The fresh revision in the circuit limit comes a day after Paytm shares were locked at their 10 percent lower circuit limit.
The price band has been revised from the existing levels with effect from February 15, 2024, BSE said. Earlier the circuit limit was revised down from 20 per cent to 10 per cent.
Circuits are generally revised based on the Last Traded Price (LTP) of the stock. Whenever a stock plunges in value drastically, exchanges lower the circuit limits for that particular stock.
Paytm has now lost about Rs 27,000 crore or 57 per cent of its value in the last 11 days since the trouble began after RBI issued a ban on the payments bank which also houses Paytm wallet.
In an exchange filing last night, the fintech admitted that it has been receiving notices and requisitions over time for information, documents and explanations from ED, with respect to customers that may have done business with the respective entities.
“We would also like to clarify that our associate Paytm Payments Bank Limited does not undertake Outward Foreign Remittance,” it said.
What Investors Should Know?
Given the way Paytm shares have fallen in the last few days, experts suggest retail investors to stay away from the stock till the time the regulatory hurdles are over. Earlier, it was also reported that the RBI is planning to cancel the license of Paytm Payments Bank.
Global broking firm Macquarie sees the stock slumping to as low as Rs 275. It is now the biggest bear on Paytm.
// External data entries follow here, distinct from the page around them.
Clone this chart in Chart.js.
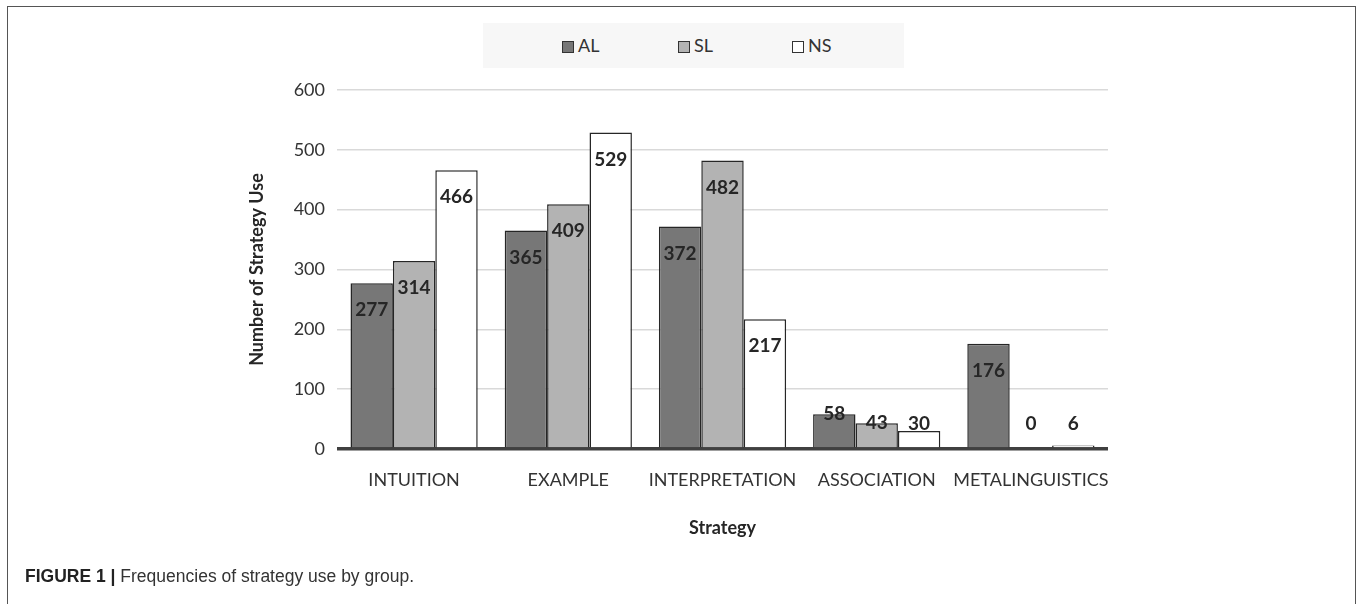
<!DOCTYPE html>
<html>
<head>
<meta charset="utf-8">
<script src="https://cdn.jsdelivr.net/npm/chart.js@4/dist/chart.umd.min.js"></script>
<style>
  body { margin: 0; background: #fff; }
  #wrap { position: relative; width: 1357px; height: 604px; overflow: hidden; }
  #frame { position: absolute; left: 7px; top: 6px; width: 1347px; height: 620px; border: 1.5px solid #555; }
  #chart { position: absolute; left: 0; top: 0; }
  #legend { position: absolute; left: 483px; top: 23px; width: 421px; height: 45px; background: #f7f7f7; }
  .item { position: absolute; top: 12px; font: 18px Lato, sans-serif; color: #333; line-height: 20px; }
  .item span { display: inline-block; width: 10px; height: 10px; border: 1.2px solid #333; margin-right: 4px; vertical-align: -1px; }
  #caption { position: absolute; left: 25px; top: 566px; font: 17.5px "Liberation Sans", Arial, sans-serif; color: #333; }
  #caption b { color: #222; }
</style>
</head>
<body>
<div id="wrap">
  <div id="frame"></div>
  <div id="legend"></div>
  <canvas id="chart" width="1357" height="604"></canvas>
  <div id="caption"><b>FIGURE 1 |</b> Frequencies of strategy use by group.</div>
</div>
<script>
const strategies = ['INTUITION', 'EXAMPLE', 'INTERPRETATION', 'ASSOCIATION', 'METALINGUISTICS'];
const groups = ['AL', 'SL', 'NS'];
const alValues = [277, 365, 372, 58, 176];
const slValues = [314, 409, 482, 43, 0];
const nsValues = [466, 529, 217, 30, 6];
const yTicks = [0, 100, 200, 300, 400, 500, 600];

const groupColors = ['#777777', '#b3b3b3', '#ffffff'];
const legendX = [79, 195, 309];

// legend in the grey strip above the plot
const legendEl = document.getElementById('legend');
groups.forEach((g, i) => {
    const d = document.createElement('div');
    d.className = 'item';
    d.style.left = legendX[i] + 'px';
    d.innerHTML = '<span style="background:' + groupColors[i] + '"></span>' + g;
    legendEl.appendChild(d);
});

// value labels: inside the top of tall bars, on top edge of short ones
const barLabels = {
    id: 'barLabels',
    afterDatasetsDraw(chart) {
        const ctx = chart.ctx;
        const base = chart.scales.y.getPixelForValue(0);
        ctx.save();
        ctx.font = 'bold 19px Lato, sans-serif';
        ctx.fillStyle = '#262626';
        ctx.textAlign = 'center';
        ctx.textBaseline = 'middle';
        chart.data.datasets.forEach((ds, i) => {
            chart.getDatasetMeta(i).data.forEach((bar, j) => {
                const v = ds.data[j];
                let y;
                if (base - bar.y > 60) y = bar.y + 27;
                else y = Math.min(bar.y, base - 25);
                ctx.fillText(String(v), bar.x, y);
            });
        });
        ctx.restore();
    }
};

new Chart(document.getElementById('chart'), {
    type: 'bar',
    data: {
        labels: strategies,
        datasets: [alValues, slValues, nsValues].map((vals, i) => ({
            label: groups[i],
            data: vals,
            backgroundColor: groupColors[i],
            borderColor: '#262626',
            borderWidth: 1.5,
            borderSkipped: 'bottom',
            barPercentage: 1,
            categoryPercentage: 0.825
        }))
    },
    options: {
        responsive: false,
        animation: false,
        layout: { padding: { left: 240, top: 90, right: 249, bottom: 65 } },
        plugins: { legend: { display: false }, tooltip: { enabled: false } },
        scales: {
            x: {
                grid: { display: false, drawTicks: false },
                border: { display: false },
                ticks: { color: '#333', font: { family: 'Lato', size: 18 }, padding: 20, maxRotation: 0, autoSkip: false },
                title: { display: true, text: 'Strategy', color: '#262626', font: { family: 'Lato', size: 18, weight: 'bold' }, padding: { top: 0, bottom: 0 } },
                afterFit(scale) { scale.height = 90; }
            },
            y: {
                min: 0,
                max: 600,
                afterBuildTicks(scale) { scale.ticks = yTicks.map(v => ({ value: v })); },
                grid: {
                    drawTicks: false,
                    color: c => c.tick.value === 0 ? '#404040' : '#d9d9d9',
                    lineWidth: c => c.tick.value === 0 ? 3.5 : 1.5
                },
                border: { display: false },
                ticks: { color: '#333', font: { family: 'Lato', size: 18 }, padding: 12 },
                title: { display: true, text: 'Number of Strategy Use', color: '#262626', font: { family: 'Lato', size: 18, weight: 'bold' }, padding: { top: 6, bottom: 0 } },
                afterFit(scale) { scale.width = 97; }
            }
        }
    },
    plugins: [barLabels]
});
</script>
</body>
</html>
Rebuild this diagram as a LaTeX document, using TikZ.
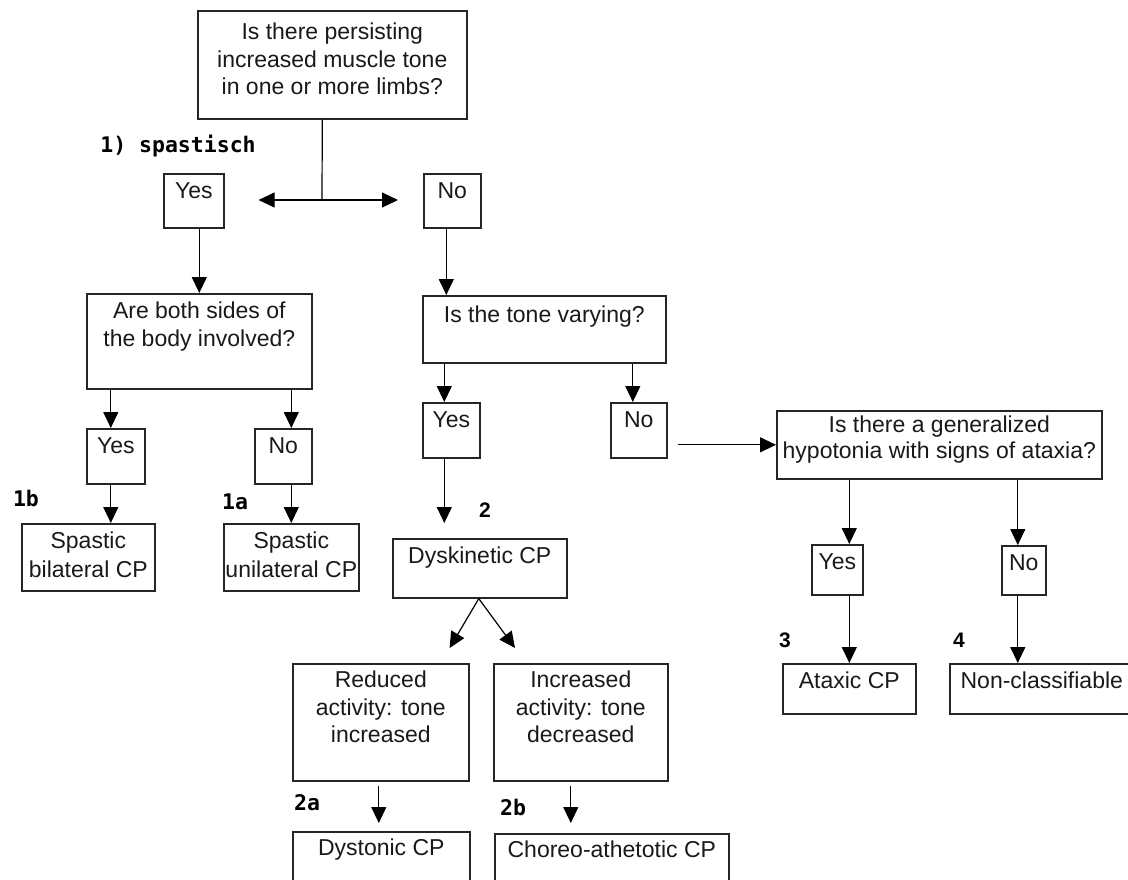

“We cut revenues sharply as we reduce both payments and distribution business revenues (60-65 per cent over FY25/26E). Moving payment bank customers to another bank accounts or moving related merchant accounts to other bank accounts will require KYC (Know your customer) to be done again based on our channel checks with partners, indicating that migration within RBI’s Feb 29th deadline will be an arduous task,” Macquarie analyst Suresh Ganapathy said.